Camcorder: Sony DCR-TVR120 Digital8
Batteries: 2 [one standard, one 4 hour]
Mount: Hama suction mount
Bullet Cam: None right now
Computer: Athlon64 3200+, 512MB RAM, 250GB HD, ATi Radeon 9800XT
Video Editor: Old version of Vegas Video
Sample Video:
Track day - Mount issues
Drift session

Notes:
Camcorder was used from eBay and a great value. A big heavy tank. No vibration problems, stabilization works quite well. The one big battery is plenty for a track day - it's tapes I often run out of.

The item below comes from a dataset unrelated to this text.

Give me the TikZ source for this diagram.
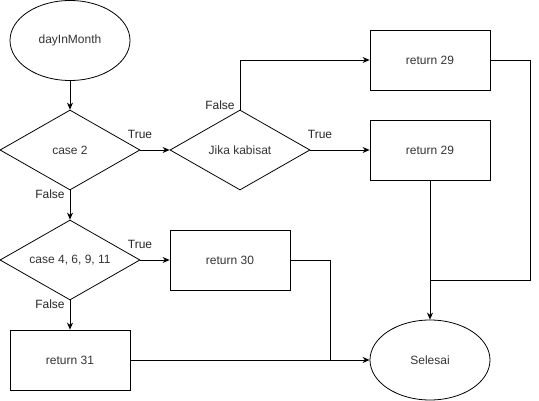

The suction mount doesn't stick as well as it used to, as you see in the track video above. One side tilts down frequently, and mounting is more difficult than it used to be. The mount doesn't work at all on my MK2's tinted rear window. The stability/damping from this mount is superb though. Even worked hanging from the rear hatch glass of my RX-7!

I included the drift video because the mount was working correctly, although I mistakenly mounted it a little low.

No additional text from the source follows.